Troubles that can occur when attempting to analyse web statistics include accessions by web crawlers, crawlers or other access processes becoming ‘stuck’, intranet usage that may be of local relevance, or occasional individual authors downloading their own publications for distribution, teaching or other purposes. These records of ‘usage’ would not reflect global professional interest in articles.

As criticism of web statistics as ‘worse than useless’ has been made, it seemed important to check with some of the experienced managers of established IRs what actions are taken, if any, to minimize spurious downloads. Are the usage statistics they record of full text downloads reliable? Are steps taken to remove machine-generated accessions? Here are the answers they provided:

- "Yes, we “clean” our download statistics to exclude crawlers, agents and other “anomalous” situations. We do it in two complementary ways:
Automatic exclusion of downloads originated by “well behaved” crawlers and/or by crawlers already identified as such in our database of agents and crawlers;
We automatically generate an “observation list” of “suspicious” behavior from particular IP addresses.

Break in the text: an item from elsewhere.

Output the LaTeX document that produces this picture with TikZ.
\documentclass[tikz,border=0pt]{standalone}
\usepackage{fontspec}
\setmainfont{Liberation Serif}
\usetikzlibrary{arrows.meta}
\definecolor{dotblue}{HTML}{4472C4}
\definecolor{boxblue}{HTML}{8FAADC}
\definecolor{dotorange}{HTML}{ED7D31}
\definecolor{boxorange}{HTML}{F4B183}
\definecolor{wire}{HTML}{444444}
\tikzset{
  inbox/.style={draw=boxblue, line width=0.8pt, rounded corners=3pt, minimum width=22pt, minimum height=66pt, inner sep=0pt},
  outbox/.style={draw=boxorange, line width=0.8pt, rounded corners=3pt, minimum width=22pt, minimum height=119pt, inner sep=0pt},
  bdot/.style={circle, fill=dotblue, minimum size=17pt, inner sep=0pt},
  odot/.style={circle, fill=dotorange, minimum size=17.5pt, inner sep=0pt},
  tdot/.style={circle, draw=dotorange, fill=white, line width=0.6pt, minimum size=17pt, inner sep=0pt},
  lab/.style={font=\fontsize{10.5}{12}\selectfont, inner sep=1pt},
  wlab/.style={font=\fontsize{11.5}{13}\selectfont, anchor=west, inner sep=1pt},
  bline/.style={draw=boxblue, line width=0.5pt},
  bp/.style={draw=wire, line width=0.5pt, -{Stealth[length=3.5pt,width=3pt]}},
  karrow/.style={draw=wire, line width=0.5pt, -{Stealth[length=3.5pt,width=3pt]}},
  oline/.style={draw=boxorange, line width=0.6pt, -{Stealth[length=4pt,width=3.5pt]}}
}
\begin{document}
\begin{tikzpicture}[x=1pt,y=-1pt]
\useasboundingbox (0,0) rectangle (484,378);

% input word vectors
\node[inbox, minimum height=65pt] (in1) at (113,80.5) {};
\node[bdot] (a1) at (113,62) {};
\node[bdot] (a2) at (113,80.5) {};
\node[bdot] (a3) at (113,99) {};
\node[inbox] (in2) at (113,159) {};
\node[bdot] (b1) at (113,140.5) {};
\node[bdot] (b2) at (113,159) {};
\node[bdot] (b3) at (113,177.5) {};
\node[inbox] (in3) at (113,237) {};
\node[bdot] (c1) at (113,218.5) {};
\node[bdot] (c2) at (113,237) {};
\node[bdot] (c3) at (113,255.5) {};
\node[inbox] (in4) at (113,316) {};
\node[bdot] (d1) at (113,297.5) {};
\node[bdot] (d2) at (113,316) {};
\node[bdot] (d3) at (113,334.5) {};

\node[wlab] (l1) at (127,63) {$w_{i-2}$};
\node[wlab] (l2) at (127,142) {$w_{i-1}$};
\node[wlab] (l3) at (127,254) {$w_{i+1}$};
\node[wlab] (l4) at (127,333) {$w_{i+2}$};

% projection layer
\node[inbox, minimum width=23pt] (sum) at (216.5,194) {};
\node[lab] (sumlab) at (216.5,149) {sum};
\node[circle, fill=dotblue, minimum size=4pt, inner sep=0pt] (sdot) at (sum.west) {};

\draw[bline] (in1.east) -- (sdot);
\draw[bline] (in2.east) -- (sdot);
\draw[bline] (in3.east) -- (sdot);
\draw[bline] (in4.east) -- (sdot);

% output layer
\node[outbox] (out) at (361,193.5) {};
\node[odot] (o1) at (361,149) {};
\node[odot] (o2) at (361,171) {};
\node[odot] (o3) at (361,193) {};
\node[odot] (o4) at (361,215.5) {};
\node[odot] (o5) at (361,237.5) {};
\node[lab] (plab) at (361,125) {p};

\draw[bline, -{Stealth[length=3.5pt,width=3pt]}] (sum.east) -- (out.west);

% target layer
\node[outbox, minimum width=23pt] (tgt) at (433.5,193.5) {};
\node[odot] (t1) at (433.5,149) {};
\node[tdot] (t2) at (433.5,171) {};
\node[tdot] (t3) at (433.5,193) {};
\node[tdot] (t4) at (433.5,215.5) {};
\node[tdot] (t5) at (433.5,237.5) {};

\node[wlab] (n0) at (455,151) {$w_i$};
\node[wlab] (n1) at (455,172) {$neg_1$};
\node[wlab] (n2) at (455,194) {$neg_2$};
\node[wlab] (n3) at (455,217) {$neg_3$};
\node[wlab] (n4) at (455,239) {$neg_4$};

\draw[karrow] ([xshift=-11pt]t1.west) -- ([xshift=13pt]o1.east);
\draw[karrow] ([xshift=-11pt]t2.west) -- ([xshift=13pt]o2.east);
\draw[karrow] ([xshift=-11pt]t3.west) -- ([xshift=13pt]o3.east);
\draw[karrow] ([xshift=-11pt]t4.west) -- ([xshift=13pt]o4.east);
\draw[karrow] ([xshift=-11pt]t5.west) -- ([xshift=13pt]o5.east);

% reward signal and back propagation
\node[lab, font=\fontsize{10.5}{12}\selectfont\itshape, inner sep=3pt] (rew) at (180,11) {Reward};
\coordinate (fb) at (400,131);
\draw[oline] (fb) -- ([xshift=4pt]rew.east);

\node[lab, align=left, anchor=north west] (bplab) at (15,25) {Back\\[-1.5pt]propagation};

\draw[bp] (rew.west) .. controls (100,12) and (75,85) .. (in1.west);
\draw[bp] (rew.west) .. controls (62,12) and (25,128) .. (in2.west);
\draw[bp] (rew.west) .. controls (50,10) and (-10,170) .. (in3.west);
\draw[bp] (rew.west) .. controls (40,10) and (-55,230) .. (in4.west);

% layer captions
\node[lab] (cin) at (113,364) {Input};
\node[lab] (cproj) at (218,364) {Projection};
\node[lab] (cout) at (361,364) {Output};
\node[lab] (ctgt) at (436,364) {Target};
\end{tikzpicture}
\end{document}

Every month we check that list, and 3 things can happen: 1 – We conclude it’s a crawler and the IP is added to the crawler database and the downloads are removed from the statistics; 2 – We conclude it’s not a crawler and the IP is removed from the suspicious list; 3- We can’t get a conclusion and the IP remains for another month on the observation list".

- “We had to specifically exclude a lot of crawlers, as they occasionally clobbered up the eprintstats database that we use. That is the main reason that our usage stats dipped at the start of this year. I don't think that repeat downloads are a big problem - those from the local Intranet are identified anyway. I do recall that one obscure paper was top of the charts one month, which turned out to be due to a crawler getting stuck on it, so I removed its stats.”

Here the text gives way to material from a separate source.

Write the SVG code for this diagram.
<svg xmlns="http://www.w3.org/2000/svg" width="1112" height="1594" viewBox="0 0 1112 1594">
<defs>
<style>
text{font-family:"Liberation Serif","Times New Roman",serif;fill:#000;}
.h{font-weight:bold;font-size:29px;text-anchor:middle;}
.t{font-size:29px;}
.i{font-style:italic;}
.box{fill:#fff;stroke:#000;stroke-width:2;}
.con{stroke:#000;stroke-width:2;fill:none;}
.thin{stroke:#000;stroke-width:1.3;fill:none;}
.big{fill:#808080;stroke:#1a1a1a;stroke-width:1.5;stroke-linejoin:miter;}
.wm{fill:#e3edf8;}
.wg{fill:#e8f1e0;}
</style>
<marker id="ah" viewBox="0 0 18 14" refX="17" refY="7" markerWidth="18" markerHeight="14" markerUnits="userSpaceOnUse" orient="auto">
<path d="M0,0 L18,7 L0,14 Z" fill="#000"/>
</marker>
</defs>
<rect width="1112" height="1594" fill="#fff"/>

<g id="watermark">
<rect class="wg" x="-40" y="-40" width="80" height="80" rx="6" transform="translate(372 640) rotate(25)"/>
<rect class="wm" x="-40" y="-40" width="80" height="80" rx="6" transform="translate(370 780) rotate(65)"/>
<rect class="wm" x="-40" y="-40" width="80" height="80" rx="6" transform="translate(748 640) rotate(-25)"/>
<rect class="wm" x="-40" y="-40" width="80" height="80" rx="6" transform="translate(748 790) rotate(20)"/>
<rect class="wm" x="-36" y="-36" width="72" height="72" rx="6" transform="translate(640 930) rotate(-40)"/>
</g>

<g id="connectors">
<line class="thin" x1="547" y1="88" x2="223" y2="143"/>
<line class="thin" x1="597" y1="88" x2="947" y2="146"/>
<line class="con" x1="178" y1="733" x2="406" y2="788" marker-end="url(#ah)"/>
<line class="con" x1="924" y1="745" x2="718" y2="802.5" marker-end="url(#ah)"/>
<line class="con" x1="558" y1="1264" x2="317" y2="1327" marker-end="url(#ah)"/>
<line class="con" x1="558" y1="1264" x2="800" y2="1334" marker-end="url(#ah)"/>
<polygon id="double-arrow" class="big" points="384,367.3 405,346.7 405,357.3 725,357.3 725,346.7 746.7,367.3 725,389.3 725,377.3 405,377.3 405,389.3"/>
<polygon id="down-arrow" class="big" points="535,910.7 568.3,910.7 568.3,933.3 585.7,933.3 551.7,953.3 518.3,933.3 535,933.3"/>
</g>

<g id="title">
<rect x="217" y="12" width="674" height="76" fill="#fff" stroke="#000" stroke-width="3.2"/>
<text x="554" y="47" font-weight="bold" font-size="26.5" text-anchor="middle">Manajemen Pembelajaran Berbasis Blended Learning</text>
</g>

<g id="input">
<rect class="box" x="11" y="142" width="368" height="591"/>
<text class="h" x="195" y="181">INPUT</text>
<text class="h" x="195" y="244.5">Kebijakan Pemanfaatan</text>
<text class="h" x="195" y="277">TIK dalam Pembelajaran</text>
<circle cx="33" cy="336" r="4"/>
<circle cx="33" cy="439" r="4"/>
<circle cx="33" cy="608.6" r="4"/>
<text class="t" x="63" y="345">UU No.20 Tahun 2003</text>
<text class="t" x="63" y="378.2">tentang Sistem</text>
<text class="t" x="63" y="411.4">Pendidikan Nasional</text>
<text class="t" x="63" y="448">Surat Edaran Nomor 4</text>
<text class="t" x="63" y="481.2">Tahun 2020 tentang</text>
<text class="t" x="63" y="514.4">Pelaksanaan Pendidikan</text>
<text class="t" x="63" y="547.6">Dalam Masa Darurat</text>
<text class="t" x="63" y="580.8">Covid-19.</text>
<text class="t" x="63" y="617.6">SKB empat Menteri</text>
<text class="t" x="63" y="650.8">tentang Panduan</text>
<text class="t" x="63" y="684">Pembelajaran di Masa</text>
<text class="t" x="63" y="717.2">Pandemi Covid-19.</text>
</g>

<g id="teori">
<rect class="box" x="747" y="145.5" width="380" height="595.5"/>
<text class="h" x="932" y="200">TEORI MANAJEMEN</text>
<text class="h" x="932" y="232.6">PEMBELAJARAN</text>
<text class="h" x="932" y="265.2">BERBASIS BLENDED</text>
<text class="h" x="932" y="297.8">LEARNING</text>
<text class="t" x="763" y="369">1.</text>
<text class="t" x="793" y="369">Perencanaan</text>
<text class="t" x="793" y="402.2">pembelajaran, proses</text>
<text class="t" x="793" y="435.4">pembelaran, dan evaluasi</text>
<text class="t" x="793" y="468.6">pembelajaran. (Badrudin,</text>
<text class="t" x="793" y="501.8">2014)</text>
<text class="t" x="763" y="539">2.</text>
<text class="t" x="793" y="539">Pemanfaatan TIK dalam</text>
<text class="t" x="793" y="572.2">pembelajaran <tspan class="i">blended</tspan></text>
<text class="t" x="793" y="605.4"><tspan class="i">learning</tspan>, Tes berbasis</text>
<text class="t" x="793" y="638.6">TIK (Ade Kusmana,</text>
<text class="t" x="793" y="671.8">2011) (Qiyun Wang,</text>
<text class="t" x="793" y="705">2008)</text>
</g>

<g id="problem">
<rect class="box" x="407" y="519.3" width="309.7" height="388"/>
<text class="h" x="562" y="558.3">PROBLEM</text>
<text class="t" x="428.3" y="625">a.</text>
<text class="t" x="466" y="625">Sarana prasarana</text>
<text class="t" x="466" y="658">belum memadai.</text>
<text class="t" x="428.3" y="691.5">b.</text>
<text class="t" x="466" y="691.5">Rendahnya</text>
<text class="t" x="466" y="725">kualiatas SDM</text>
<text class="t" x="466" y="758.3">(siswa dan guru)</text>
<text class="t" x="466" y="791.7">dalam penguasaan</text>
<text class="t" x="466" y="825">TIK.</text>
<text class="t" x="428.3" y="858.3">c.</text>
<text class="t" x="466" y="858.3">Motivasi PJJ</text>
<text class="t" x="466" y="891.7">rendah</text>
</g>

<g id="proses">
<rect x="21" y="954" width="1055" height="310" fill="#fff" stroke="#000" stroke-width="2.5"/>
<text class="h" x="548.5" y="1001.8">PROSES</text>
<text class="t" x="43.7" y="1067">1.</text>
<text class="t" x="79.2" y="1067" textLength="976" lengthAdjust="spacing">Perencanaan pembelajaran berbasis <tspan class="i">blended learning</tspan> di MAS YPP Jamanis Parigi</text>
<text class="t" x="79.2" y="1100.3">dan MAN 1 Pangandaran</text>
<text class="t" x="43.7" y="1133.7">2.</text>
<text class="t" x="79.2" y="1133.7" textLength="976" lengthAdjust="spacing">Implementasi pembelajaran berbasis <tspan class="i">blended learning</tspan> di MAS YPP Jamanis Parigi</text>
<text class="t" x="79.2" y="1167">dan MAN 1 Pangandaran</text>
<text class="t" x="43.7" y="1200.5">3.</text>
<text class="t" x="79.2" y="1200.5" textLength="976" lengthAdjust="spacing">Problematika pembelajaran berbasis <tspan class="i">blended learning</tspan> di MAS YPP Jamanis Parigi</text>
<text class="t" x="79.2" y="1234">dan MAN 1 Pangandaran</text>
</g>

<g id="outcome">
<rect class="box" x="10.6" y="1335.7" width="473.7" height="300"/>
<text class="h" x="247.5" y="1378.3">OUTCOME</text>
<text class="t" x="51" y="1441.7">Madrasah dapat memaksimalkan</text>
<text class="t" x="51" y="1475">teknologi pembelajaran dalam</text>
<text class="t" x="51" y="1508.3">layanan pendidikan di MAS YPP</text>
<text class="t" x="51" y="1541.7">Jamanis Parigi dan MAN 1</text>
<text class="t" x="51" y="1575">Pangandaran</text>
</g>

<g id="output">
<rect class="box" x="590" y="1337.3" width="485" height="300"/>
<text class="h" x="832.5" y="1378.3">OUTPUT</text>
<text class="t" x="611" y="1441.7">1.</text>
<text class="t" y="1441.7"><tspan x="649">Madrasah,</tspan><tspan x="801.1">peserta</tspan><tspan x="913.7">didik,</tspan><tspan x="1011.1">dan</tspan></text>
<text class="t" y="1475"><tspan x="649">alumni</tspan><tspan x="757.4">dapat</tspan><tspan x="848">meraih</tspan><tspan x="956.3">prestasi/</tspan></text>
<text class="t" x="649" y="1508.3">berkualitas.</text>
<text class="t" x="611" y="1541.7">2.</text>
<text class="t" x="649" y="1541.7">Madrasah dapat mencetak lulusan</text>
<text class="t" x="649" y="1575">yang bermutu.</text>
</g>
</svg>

- “I think the figures for downloads are more reliable than those for abstract views. There is bound to be some crawler usage in our stats, but I think we have done what we can to minimise them and so I don't think the stats give a distorted picture. I agree that you do need to be cautious when quoting web usage stats.”

- “As a rule of thumb, about 50% of repository downloads are attributable to non-human clicking. Our IRStats makes efforts to filter these out. For a start, we maintain a list of addresses of the major, known crawlers. We also ignore sites that download "too much". And finally we discount multiple downloads of the same item from the same browser within a particular period. . . . I think that (to our best efforts) you don't need to adjust the figures at all from IRStats. What we can't tell you is whether the downloads represent "genuine scholars", "commercial researchers", "members of the public", "students" or "mistaken downloads".”

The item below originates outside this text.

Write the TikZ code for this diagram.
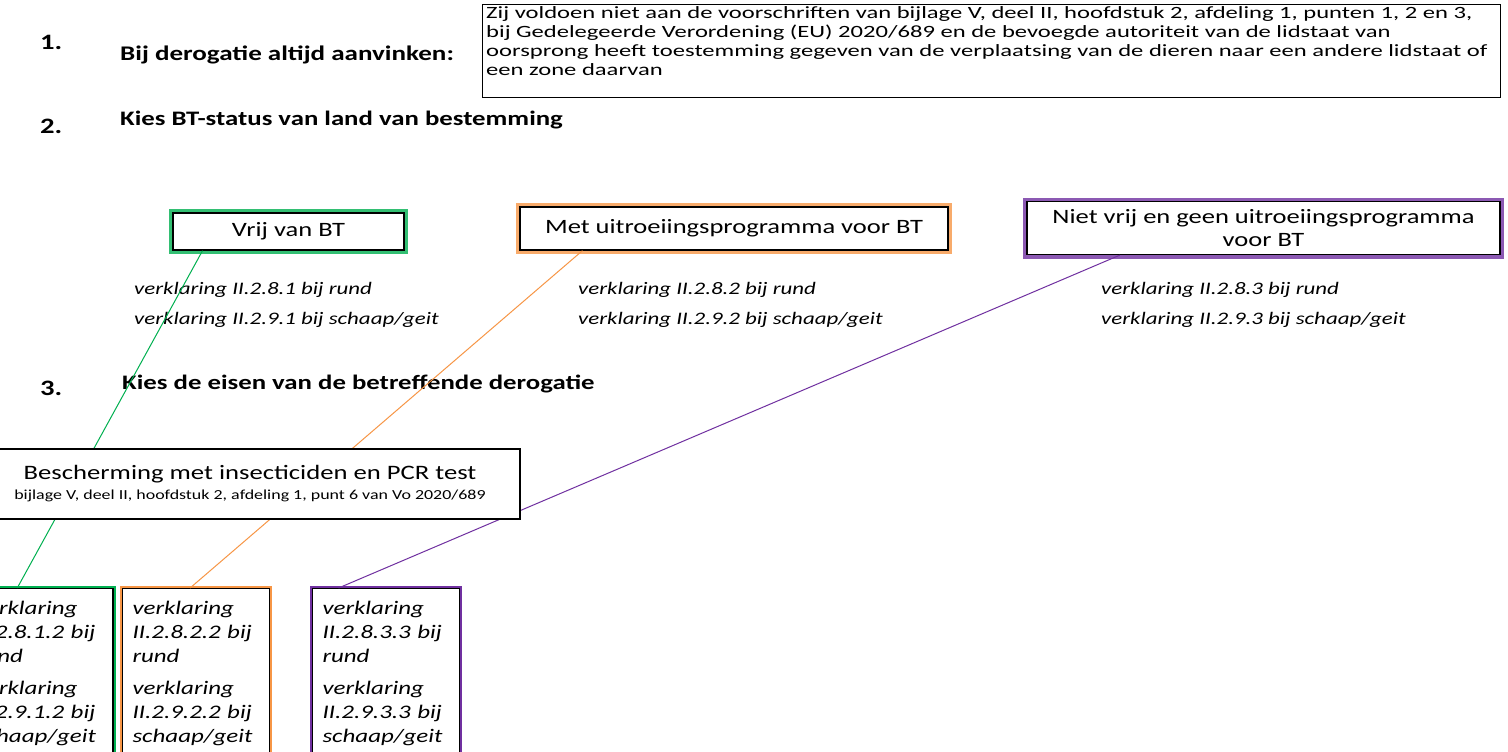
\documentclass[tikz,border=0pt]{standalone}
\usepackage{fontspec}
\setmainfont{Carlito}[FakeStretch=1.3]
\newfontfamily\zfont{Carlito}[FakeStretch=1.43]
\usetikzlibrary{calc}
\definecolor{cgreen}{HTML}{00B050}
\definecolor{corange}{HTML}{F79646}
\definecolor{cpurple}{HTML}{7030A0}
\begin{document}
\begin{tikzpicture}[x=1pt,y=-1pt,
  num/.style={anchor=west,inner sep=0pt,font=\bfseries\fontsize{22}{24}\selectfont},
  head/.style={anchor=west,inner sep=0pt,font=\bfseries\fontsize{20.6}{23}\selectfont},
  glowbox/.style={draw=black,line width=1.3pt,fill=white,inner sep=0pt,
    preaction={draw=#1,line width=8pt,opacity=0.8},
    font=\fontsize{20.4}{23}\selectfont,align=center},
  decl/.style={anchor=west,inner sep=0pt,font=\itshape\fontsize{17.6}{21}\selectfont},
  subbox/.style={draw=black,line width=1.3pt,fill=white,anchor=north,
    preaction={draw=#1,line width=5pt},
    text width=127pt,inner xsep=10pt,inner ysep=13pt,align=left,
    font=\itshape\fontsize{19.2}{24}\selectfont},
  link/.style={line width=1pt},
]
\path[use as bounding box] (0,0) rectangle (1508,752);
\clip (0,0) rectangle (1508,752);
\fill[white] (0,0) rectangle (1508,752);

% section 1
\node[num] (n1) at (40,42) {1.};
\node[head,font=\bfseries\fontsize{20.8}{23}\selectfont] (h1) at (120,55) {Bij derogatie altijd aanvinken:};
\node[draw=black,line width=1pt,minimum width=1018pt,minimum height=93pt,anchor=north west,inner sep=0pt] (zbox) at (482,4) {};
\node[anchor=north west,inner xsep=4pt,inner ysep=2pt,align=left,font=\zfont\fontsize{17.2}{19}\selectfont] (ztext) at (zbox.north west)
 {Zij voldoen niet aan de voorschriften van bijlage V, deel II, hoofdstuk 2, afdeling 1, punten 1, 2 en 3,\\
  bij Gedelegeerde Verordening (EU) 2020/689 en de bevoegde autoriteit van de lidstaat van\\
  oorsprong heeft toestemming gegeven van de verplaatsing van de dieren naar een andere lidstaat of\\
  een zone daarvan};

% section 2
\node[num] (n2) at (40,126) {2.};
\node[head] (h2) at (120,120) {Kies BT-status van land van bestemming};

\node[glowbox=cgreen,minimum width=231pt,minimum height=37pt] (vrij) at (288.5,231.5) {Vrij van BT};
\node[glowbox=corange,minimum width=428pt,minimum height=43pt] (met) at (734,228.5) {Met uitroeiingsprogramma voor BT};
\node[glowbox=cpurple,minimum width=473pt,minimum height=53pt] (niet) at (1263.5,228) {Niet vrij en geen uitroeiingsprogramma\\voor BT};

\node[decl] (d11) at (134,290) {verklaring II.2.8.1 bij rund};
\node[decl] (d12) at (134,320) {verklaring II.2.9.1 bij schaap/geit};
\node[decl] (d21) at (578,290) {verklaring II.2.8.2 bij rund};
\node[decl] (d22) at (578,320) {verklaring II.2.9.2 bij schaap/geit};
\node[decl] (d31) at (1101,290) {verklaring II.2.8.3 bij rund};
\node[decl] (d32) at (1101,320) {verklaring II.2.9.3 bij schaap/geit};

% section 3
\node[num] (n3) at (40,388) {3.};
\node[head] (h3) at (122,384) {Kies de eisen van de betreffende derogatie};

\node[subbox=cgreen] (b1) at (39.5,588) {verklaring\\II.2.8.1.2 bij\\rund\\[8pt]verklaring\\II.2.9.1.2 bij\\schaap/geit};
\node[subbox=corange] (b2) at (196,588) {verklaring\\II.2.8.2.2 bij\\rund\\[8pt]verklaring\\II.2.9.2.2 bij\\schaap/geit};
\node[subbox=cpurple] (b3) at (386,588) {verklaring\\II.2.8.3.3 bij\\rund\\[8pt]verklaring\\II.2.9.3.3 bij\\schaap/geit};

\draw[link,cgreen] ($(vrij.south west)!0.13!(vrij.south east)$) -- ($(b1.north west)!0.35!(b1.north east)$);
\draw[link,corange] ($(met.south west)!0.147!(met.south east)$) -- ($(b2.north west)!0.46!(b2.north east)$);
\draw[link,cpurple] ($(niet.south west)!0.197!(niet.south east)$) -- ($(b3.north west)!0.18!(b3.north east)$);

\node[draw=black,line width=1.2pt,fill=white,minimum width=540pt,minimum height=70pt,align=center,inner sep=0pt] (besch) at (250,484)
 {{\fontsize{20.5}{22}\selectfont Bescherming met insecticiden en PCR test}\\[6pt]
  {\fontsize{13.8}{15}\selectfont bijlage V, deel II, hoofdstuk 2, afdeling 1, punt 6 van Vo 2020/689}};
\end{tikzpicture}
\end{document}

- “The visits to the IRs by the numerous crawlers are taken into consideration by the software that [is] used for generating the statistics. [But even if] such visits [are] taken care of, a small percentage (< 5%) could still creep in as new crawlers keep emerging on a regular basis. Some software have the feature of not considering the visits/downloads from the Intranet. This has to be done at the software configuration level. In our case, I'm yet to implement this feature. In my opinion, the visit/downloads from the Intranet could be up to 10%. Both the figures given above are rough estimates based on my judgement.”

It can be taken, judging from these comments from IR managers (using both eprints and dspace software), that the major ‘web-stats problems’ are taken care of and that the figures recorded for usage reflect as near as possible genuine usage. However, while the statistics tables can therefore be a reliable measure of the growing volume of research information being down-loaded daily, the following provisos remain:

- there will always be small levels of uncertainties in interpretations because of the fluid nature of the web;
- not all IRs may be as assiduous as those contacted here in ‘cleaning up’ their statistics reports, and newly established IRs may still be incorporating checking procedures;
- comparisons of usage recorded by different IRs may be difficult because of differences in configuration or management procedures. However, usage of a single site over different time periods remains a valid measurement of growth in usage of a site;
- as one of the IR managers stated, it is still not possible to identify the precise usage to which downloads will be put, and it may be that this can never be established, given the increasingly diverse ways in which the research community can now exchange information. However, it is common sense to assume that a user is unlikely to take the time to download technical articles (and in the case of developing countries to suffer the irritations and costs of low bandwidth) unless there is a genuine professional interest in an article as a way to enhance the user’s own research. There is also now good evidence to show that downloads lead to citations, and a recent paper from Cornell University analyses different mechanisms now available for measuring research impact.
- while usage figures supplied by IRs are a strong measure of the value of IR content to research, there is a need for standardisation that will make it possible for downloads from different IRs using different software to be compared. The projects known as COUNTER and PIRUS are two JISC-supported projects designed to address this, and include input from IRs (lead by Paul Needham from Cranfield Institute in the UK).

It is important that proponents of IRs ensure that the research communities understand that statistics of downloads from IRs are a reliable measurement and are different from those that may be quoted from informal and non-professional web sites. The limitations are well understood by IR managers and steps are taken to remove them as far as possible. The wider communities need to know that IR statistics are professionally managed and reflect reality within the limits that current technical methodology allows.

Since it is the mission of the EPT to promote the bi-directional exchange of research information, the reliability of usage statistics from IRs is essential if they are to be quoted as evidence of the value placed on these resources by the global research community. The comments provided by these managers of established IRs provide reassurance that they are reliable and can be quoted with confidence.

The following web sites provide examples of some of the IR statistics pages showing usage by country. From these it can be seen that usage by developing countries from IRs located both in the developed and emerging countries is high.

- University of Strathclyde, UK
- University of Otagao, Business School, New Zealand
- University of Minho, Portugal
- University de Los Andes, Venezuela
- Indian Institute of Science, Bangalore [not yet guaranteed 24/7 because of development work]

To access all registered IRs, use :

A final thought – as all working researchers know, access to any single article may be the key to a major breakthrough, so counting downloads (or even citations) can never reflect the true impact that IRs have on research – but IRs – along with open access journals – open doors that were previously closed to all but a few.

Posted by Barbara Kirsop, with many thanks to IR managers who provided details of their statistics management procedures.

1 comment:

Iryna Kuchma said...

Thank you for raising this issue Barbara and for providing the solutions! From our experience with the federated repository I know how tricky it is for the manager to analyse the log files and to identify the ‘technical’ visitors that has nothing to do with the content of the site.